Because it was based on an error of law, we give no deference to the district
court’s finding that the government acted in bad faith in 2018. Toussaint, 838
F.3d at 507 (“But when influenced by an incorrect view of the law or an
incorrect application of the correct legal test, a factual determination is
reviewed de novo.”).
      Applying our two-step test, we hold that the good-faith exception—
specifically, the Leon exception—properly applies to the 2014 CSLI. Because
the government did not already possess the 2014 CSLI when it applied for the
search warrant in 2018, its application was made in good faith. We further hold
that even if the application was made in bad faith, the 2014 CSLI would still
be admissible because the warrant was supported by probable cause.

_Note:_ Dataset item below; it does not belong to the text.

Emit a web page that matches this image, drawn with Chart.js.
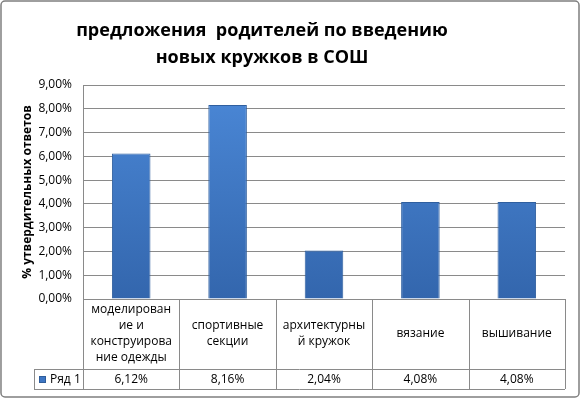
<!DOCTYPE html>
<html>
<head>
<meta charset="utf-8">
<script src="https://cdn.jsdelivr.net/npm/chart.js@4.4.0/dist/chart.umd.min.js"></script>
<style>
  html, body { margin: 0; padding: 0; background: #fff; }
  #wrap { width: 581px; height: 399px; position: relative; }
</style>
</head>
<body>
<div id="wrap"><canvas id="chart" width="581" height="399"></canvas></div>
<script>
// chart data
var titleLines = ["предложения  родителей по введению", "новых кружков в СОШ"];
var yTitle = "% утвердительных ответов";
var categories = [
    ["моделирован", "ие и", "конструирова", "ние одежды"],
    ["спортивные", "секции"],
    ["архитектурны", "й кружок"],
    ["вязание"],
    ["вышивание"]
];
var seriesName = "Ряд 1";
var values = [6.12, 8.16, 2.04, 4.08, 4.08];
var yMax = 9;
var yStep = 1;

var FONT = "'Open Sans', 'Noto Sans', sans-serif";
var LINE = "#8a8a8a";

function pct(v) {
    return v.toFixed(2).replace(".", ",") + "%";
}

// bar fill, dark at bottom like the excel bevel
function barFill(ctx) {
    var area = ctx.chart.chartArea;
    if (!area) return "#3d76c4";
    var g = ctx.chart.ctx.createLinearGradient(0, area.top, 0, area.bottom);
    g.addColorStop(0, "#4b88d7");
    g.addColorStop(1, "#3366ad");
    return g;
}

// title, outer frame and the data table under the plot
var excelBits = {
    id: "excelBits",
    afterDraw: function (chart) {
        var c = chart.ctx;
        var area = chart.chartArea;
        var x = chart.scales.x;
        c.save();

        // frame
        c.strokeStyle = "#7f7f7f";
        c.lineWidth = 1.5;
        c.beginPath();
        c.roundRect(1, 1, 578, 396, 4);
        c.stroke();

        // title
        c.fillStyle = "#000";
        c.font = "bold 18px " + FONT;
        c.textAlign = "center";
        c.textBaseline = "middle";
        c.fillText(titleLines[0], 262, 31);
        c.fillText(titleLines[1], 262, 58);

        // table
        var row1Bottom = area.bottom + 70;
        var row2Bottom = row1Bottom + 20;
        var legLeft = 34;
        var half = (x.getPixelForValue(1) - x.getPixelForValue(0)) / 2;

        c.strokeStyle = LINE;
        c.lineWidth = 1;
        c.beginPath();
        c.moveTo(legLeft, row1Bottom + 0.5);
        c.lineTo(area.right, row1Bottom + 0.5);
        c.moveTo(legLeft, row2Bottom + 0.5);
        c.lineTo(area.right, row2Bottom + 0.5);
        c.moveTo(legLeft + 0.5, row1Bottom);
        c.lineTo(legLeft + 0.5, row2Bottom);
        c.moveTo(area.left + 0.5, area.bottom);
        c.lineTo(area.left + 0.5, row2Bottom);
        for (var i = 0; i < categories.length; i++) {
            var edge = Math.round(x.getPixelForValue(i) + half) + 0.5;
            c.moveTo(edge, area.bottom);
            c.lineTo(edge, row2Bottom);
        }
        c.stroke();

        c.font = "12px " + FONT;
        c.fillStyle = "#000";
        var mid1 = (area.bottom + row1Bottom) / 2;
        var mid2 = (row1Bottom + row2Bottom) / 2 + 1;
        categories.forEach(function (lines, i) {
            var cx = x.getPixelForValue(i);
            var top = mid1 - (lines.length - 1) * 16 / 2;
            lines.forEach(function (t, j) {
                c.fillText(t, cx, top + j * 16);
            });
            c.fillText(pct(values[i]), cx, mid2);
        });

        // legend key
        c.fillStyle = "#3d76c4";
        c.fillRect(39, mid2 - 4, 7, 7);
        c.strokeStyle = "#2f5d9a";
        c.strokeRect(39.5, mid2 - 3.5, 6, 6);
        c.fillStyle = "#000";
        c.textAlign = "left";
        c.fillText(seriesName, 50, mid2);
        c.restore();
    }
};

new Chart(document.getElementById("chart"), {
    type: "bar",
    data: {
        labels: categories,
        datasets: [{
            label: seriesName,
            data: values,
            backgroundColor: barFill,
            borderColor: "#2f5f9f",
            borderWidth: 1,
            barPercentage: 0.4,
            categoryPercentage: 1
        }]
    },
    options: {
        responsive: false,
        animation: false,
        layout: { padding: { top: 85, left: 14, right: 16, bottom: 100 } },
        plugins: {
            legend: { display: false },
            tooltip: { enabled: false }
        },
        scales: {
            x: {
                ticks: { display: false },
                grid: { display: false },
                border: { display: false },
                afterFit: function (s) { s.height = 0; }
            },
            y: {
                min: 0,
                max: yMax,
                ticks: {
                    stepSize: yStep,
                    padding: 11,
                    color: "#000",
                    font: { family: FONT, size: 12 },
                    callback: function (v) { return pct(v); }
                },
                grid: { color: LINE, drawTicks: false },
                border: { color: LINE },
                title: {
                    display: true,
                    text: yTitle,
                    color: "#000",
                    font: { family: FONT, size: 12, weight: "bold" },
                    padding: { top: 6, bottom: 0 }
                },
                afterFit: function (s) { s.width = 69; }
            }
        }
    },
    plugins: [excelBits]
});
</script>
</body>
</html>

      The Leon strand of the good-faith exception applies here because the
government first sought and obtained the 2014 CSLI in reliance on a search
warrant, which may or may not have been supported by probable cause. See
Leon, 468 U.S. at 918. To be sure, the Leon exception comes with a number of
limitations, the first of which dictates that the good-faith exception will not
apply if the warrant application is misleading. Woerner, 709 F.3d at 534; Mays,
466 F.3d at 343. The party challenging the good-faith exception bears the
burden of establishing “that material misstatements or omissions are

suppression of the data gained from Davis’s phone, he fails to point to any language in the
suppression opinion where the district court granted his request.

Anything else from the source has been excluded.